Somer Hahm
Interdisciplinary Artist

Photograph by Sarah Lewis
Somer Hahm is an interdisciplinary artist based in Fairbanks, Alaska, working on the ancestral lands of the Tanana Dene peoples. Her practice is informed by her roles as caregiver, community builder, and educator, and spans painting, drawing, soft sculpture, murals, interactive mixed-media installations, and public art.
Using locality, relationships, and everyday gestures as points of departure, Hahm explores the liminal spaces of domestic labor, maternal impulse, and belonging. Engaging the tension between “hi” and “lo” art, she works with humble hardware-store materials to elevate the ordinary while questioning ideas of value and permanence.
Hahm is the founder and creative director of the Far North Quilt Trail Project, a statewide creative placemaking initiative that builds on the tradition of American patchwork. By installing painted quilt patterns across Alaska, the project makes public art more accessible while expanding the possibilities of where painting can live.
She holds an MFA cum laude in Visual Arts from the University of Alaska Fairbanks (2008) and a BFA cum laude in Visual Arts from the University of Montana (2005). She is currently an adjunct professor of drawing and painting at the University of Alaska and teaches at The Folk School of Fairbanks.
Hahm’s work has been exhibited widely in Alaska and beyond, including at the Anchorage Museum, the Bear Gallery, the Lemonade Stand, Well Street Art Company, and the University of Alaska Museum of the North. She has been awarded numerous grants and fellowships, including the 2020 Rasmuson Foundation Individual Artist Award, a 2022 Adaptation and Innovation Grant from the Alaska State Council on the Arts and the National Endowment for the Arts, the 2021 Fairbanks Summer Arts Festival “Artist of the Year” Award, and multiple Bunnell Street Arts Center Travel Grants.
Her public artworks include murals and barn quilts created in partnership with institutions such as the Anchorage Museum, FAST Planning + Bloomberg Philanthropies, the University of Alaska Fairbanks Experiment Farm, and the Cook Inlet Housing Authority.

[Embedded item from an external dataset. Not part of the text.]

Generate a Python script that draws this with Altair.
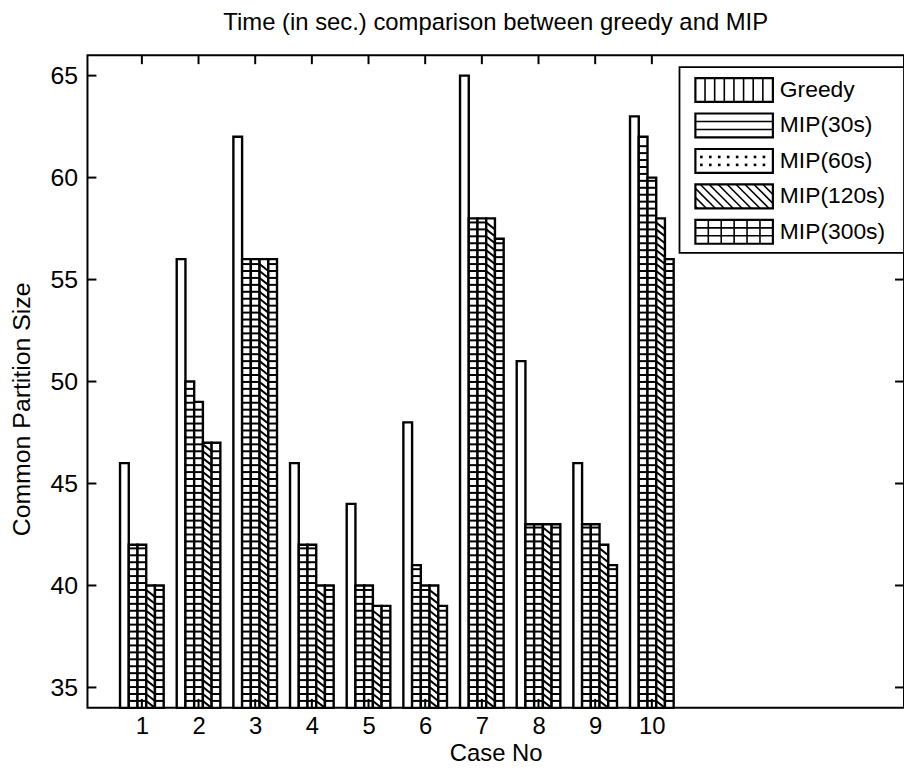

Residencies include the Anchorage Museum SEED Lab (2023), the University of Alaska Experiment Farm (2022), Creamer’s Field Migratory Waterfowl Refuge (2020), and the Alaska Department of Fish and Game. Her work has been featured in Alaska Magazine, Edible Alaska, FORUM: Alaska Humanities Forum, Golden Heart Magazine, and the Fairbanks Daily News-Miner, and she has been a guest speaker for organizations including the University of Alaska and the Alaska Humanities Forum.
Through her art making, teaching, and community projects, Somer Hahm cultivates connection between people, place, and tradition—bringing contemporary painting practices into conversation with everyday life.